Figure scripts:
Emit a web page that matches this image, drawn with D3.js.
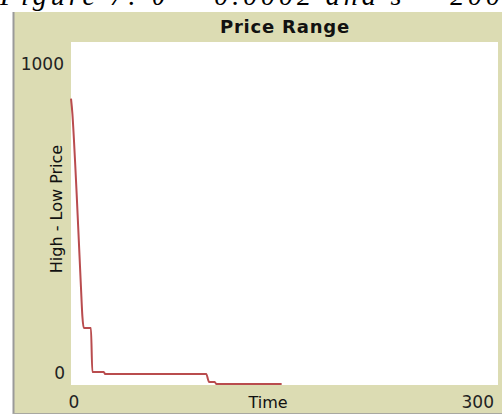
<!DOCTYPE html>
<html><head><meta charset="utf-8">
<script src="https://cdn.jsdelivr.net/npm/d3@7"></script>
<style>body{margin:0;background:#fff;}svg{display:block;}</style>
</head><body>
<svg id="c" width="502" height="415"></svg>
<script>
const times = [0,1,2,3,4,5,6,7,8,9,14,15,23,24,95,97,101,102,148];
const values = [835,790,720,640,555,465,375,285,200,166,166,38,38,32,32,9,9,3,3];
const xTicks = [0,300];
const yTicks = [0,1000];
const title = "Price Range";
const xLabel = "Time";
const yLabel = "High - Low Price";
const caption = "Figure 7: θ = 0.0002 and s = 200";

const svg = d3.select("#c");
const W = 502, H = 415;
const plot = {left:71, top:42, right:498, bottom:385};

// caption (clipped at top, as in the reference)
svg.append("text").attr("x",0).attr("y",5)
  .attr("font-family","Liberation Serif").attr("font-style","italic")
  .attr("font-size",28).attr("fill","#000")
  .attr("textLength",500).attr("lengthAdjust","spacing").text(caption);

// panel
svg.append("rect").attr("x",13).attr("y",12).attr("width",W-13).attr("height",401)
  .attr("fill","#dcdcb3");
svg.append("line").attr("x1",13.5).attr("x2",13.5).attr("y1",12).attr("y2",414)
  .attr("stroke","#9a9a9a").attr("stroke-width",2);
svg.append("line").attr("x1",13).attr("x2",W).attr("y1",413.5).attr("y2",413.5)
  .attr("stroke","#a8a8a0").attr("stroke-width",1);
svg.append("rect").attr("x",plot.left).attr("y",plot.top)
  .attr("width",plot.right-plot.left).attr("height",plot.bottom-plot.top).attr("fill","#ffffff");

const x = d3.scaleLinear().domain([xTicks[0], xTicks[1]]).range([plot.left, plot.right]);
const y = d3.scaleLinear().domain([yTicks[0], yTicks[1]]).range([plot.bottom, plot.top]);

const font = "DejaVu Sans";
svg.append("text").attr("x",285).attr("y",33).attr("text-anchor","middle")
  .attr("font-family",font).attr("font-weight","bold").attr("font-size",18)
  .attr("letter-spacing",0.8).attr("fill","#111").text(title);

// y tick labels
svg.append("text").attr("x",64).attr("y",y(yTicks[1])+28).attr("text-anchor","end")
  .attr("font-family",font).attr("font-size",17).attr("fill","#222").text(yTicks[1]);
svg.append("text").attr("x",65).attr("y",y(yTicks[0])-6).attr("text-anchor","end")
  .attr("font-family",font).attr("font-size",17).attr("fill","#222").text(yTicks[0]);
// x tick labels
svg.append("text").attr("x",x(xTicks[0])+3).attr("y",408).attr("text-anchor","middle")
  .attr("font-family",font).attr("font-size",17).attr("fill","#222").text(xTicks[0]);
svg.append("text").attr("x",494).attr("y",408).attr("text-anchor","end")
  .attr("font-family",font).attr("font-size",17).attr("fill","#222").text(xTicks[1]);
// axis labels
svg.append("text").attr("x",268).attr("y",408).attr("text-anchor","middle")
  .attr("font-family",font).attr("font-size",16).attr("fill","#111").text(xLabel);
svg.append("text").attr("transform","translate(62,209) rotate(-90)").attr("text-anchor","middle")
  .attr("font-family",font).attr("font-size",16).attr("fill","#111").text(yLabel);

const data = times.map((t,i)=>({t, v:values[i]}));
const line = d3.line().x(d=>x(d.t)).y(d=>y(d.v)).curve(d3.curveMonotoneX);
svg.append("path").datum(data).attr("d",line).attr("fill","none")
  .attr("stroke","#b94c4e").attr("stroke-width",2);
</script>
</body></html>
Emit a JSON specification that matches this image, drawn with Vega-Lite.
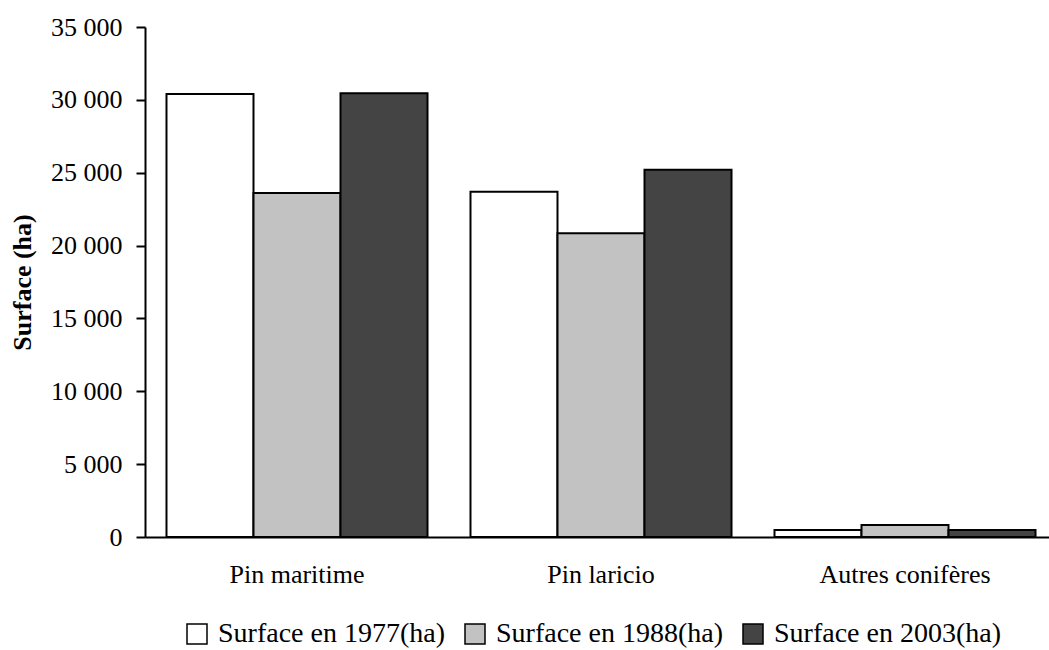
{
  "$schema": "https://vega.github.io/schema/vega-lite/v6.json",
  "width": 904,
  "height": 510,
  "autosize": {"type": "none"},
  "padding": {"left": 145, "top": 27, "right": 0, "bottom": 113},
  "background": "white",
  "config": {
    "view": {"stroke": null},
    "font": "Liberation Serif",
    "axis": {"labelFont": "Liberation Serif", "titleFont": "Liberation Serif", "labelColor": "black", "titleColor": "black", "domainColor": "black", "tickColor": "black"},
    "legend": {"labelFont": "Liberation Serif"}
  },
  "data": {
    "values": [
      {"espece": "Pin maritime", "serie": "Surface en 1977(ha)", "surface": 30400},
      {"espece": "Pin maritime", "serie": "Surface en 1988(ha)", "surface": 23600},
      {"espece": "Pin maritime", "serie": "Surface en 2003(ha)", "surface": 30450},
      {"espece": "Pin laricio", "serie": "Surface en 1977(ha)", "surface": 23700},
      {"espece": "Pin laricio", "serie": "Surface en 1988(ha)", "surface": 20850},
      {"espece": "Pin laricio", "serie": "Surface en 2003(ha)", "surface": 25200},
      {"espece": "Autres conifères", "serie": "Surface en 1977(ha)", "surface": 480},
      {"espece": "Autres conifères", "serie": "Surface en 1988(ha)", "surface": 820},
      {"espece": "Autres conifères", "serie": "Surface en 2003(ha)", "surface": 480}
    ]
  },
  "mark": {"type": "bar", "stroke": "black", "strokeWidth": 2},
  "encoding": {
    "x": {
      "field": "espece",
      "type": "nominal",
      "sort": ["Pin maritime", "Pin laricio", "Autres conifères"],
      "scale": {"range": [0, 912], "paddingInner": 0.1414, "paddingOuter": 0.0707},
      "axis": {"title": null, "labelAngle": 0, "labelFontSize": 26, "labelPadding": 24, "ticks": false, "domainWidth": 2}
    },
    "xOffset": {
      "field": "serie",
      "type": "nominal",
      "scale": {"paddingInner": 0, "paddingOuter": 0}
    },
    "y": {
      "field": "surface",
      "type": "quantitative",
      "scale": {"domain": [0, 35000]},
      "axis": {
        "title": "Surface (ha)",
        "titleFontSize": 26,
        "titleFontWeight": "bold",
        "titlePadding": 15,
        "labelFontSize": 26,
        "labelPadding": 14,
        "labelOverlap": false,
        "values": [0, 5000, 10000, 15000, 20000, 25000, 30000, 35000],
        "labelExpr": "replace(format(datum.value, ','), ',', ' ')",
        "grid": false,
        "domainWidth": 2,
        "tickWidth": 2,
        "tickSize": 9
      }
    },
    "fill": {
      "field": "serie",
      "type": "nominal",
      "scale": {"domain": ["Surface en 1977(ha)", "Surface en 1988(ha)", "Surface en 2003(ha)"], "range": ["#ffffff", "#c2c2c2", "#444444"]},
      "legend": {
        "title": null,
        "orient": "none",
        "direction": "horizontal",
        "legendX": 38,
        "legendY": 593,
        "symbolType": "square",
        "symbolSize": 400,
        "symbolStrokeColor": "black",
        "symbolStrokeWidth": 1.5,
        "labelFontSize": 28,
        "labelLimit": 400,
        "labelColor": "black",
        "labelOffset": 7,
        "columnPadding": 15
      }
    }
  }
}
--
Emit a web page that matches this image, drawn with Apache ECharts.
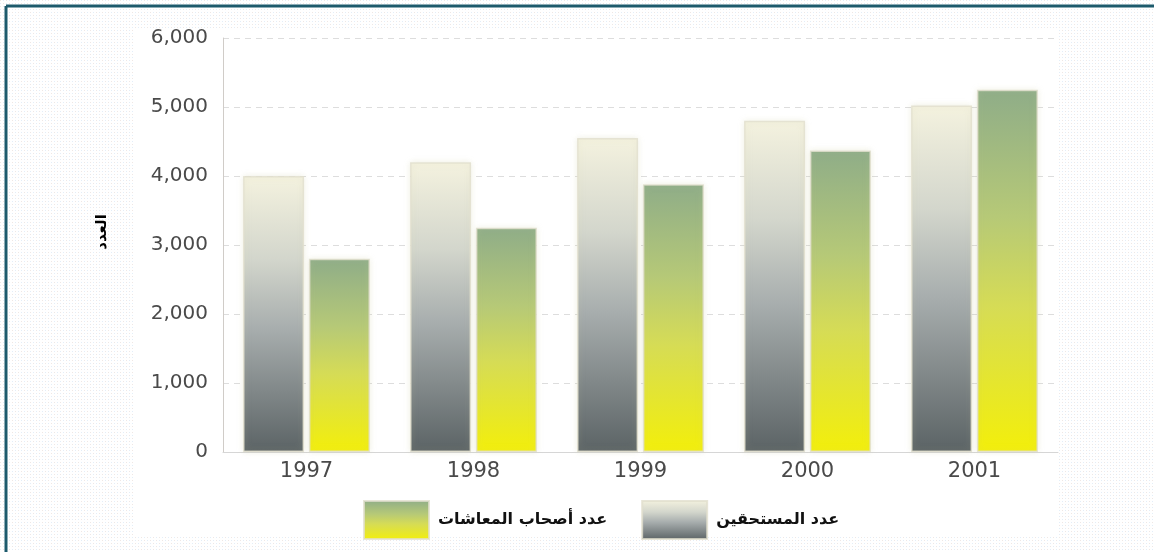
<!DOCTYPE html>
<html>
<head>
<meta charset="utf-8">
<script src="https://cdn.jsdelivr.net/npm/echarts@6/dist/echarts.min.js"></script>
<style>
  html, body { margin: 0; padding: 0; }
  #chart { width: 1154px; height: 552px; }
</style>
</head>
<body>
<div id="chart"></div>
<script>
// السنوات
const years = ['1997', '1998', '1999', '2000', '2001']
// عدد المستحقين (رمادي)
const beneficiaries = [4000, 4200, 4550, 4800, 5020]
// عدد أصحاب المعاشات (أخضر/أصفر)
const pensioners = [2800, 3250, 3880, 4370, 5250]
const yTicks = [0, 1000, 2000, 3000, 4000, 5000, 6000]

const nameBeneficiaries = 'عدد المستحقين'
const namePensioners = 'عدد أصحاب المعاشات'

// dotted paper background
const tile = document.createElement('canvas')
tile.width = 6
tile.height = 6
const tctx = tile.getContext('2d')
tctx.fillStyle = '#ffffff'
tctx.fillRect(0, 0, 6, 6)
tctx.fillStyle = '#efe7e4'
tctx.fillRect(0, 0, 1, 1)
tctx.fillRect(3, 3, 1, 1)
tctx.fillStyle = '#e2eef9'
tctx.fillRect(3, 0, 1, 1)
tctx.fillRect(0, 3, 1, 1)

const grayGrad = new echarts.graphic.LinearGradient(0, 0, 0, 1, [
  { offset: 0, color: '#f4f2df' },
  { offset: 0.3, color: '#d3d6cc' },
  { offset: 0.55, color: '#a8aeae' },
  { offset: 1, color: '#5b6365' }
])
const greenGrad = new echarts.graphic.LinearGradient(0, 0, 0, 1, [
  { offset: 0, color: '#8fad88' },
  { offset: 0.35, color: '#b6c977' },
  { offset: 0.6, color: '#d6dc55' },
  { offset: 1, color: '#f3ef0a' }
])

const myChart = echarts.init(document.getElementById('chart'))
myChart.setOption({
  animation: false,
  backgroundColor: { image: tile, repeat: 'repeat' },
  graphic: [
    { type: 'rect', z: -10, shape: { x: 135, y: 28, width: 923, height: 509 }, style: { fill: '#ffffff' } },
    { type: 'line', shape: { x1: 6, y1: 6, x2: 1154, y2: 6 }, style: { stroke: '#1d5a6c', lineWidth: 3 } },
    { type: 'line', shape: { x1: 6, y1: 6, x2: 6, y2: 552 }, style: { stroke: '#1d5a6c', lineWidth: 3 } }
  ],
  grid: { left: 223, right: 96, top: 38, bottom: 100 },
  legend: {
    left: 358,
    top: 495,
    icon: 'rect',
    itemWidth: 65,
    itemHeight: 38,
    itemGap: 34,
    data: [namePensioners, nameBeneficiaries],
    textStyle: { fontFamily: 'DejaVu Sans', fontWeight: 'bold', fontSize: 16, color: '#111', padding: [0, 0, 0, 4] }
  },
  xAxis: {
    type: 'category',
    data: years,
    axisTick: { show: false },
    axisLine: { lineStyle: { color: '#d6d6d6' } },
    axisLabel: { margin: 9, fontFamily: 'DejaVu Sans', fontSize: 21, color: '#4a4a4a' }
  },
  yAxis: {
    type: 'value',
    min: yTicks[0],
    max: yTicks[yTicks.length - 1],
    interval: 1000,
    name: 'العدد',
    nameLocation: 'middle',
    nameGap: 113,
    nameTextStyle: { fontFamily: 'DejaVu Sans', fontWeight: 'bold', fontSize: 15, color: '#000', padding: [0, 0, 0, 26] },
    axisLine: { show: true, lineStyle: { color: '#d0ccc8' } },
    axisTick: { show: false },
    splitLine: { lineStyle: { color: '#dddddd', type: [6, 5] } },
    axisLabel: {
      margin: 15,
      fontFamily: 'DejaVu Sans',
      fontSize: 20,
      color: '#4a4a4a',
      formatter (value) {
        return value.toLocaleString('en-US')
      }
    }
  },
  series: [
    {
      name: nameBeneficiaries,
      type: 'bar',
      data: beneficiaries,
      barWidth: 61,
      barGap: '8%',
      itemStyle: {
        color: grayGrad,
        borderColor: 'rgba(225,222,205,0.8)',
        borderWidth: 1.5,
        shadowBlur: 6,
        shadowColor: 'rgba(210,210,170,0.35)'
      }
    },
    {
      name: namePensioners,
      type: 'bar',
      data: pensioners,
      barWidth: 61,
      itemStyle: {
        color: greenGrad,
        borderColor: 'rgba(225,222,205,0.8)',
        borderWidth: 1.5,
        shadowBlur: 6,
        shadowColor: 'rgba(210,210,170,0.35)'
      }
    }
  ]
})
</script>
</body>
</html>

--- AIM ---
Select and copy every line of the material that holds the string "image".

--- THE RESULT ---
Emit a web page that matches this image, drawn with D3.js.
Emit a JSON specification that matches this image, drawn with Vega-Lite.
Emit a web page that matches this image, drawn with Apache ECharts.
  backgroundColor: { image: tile, repeat: 'repeat' },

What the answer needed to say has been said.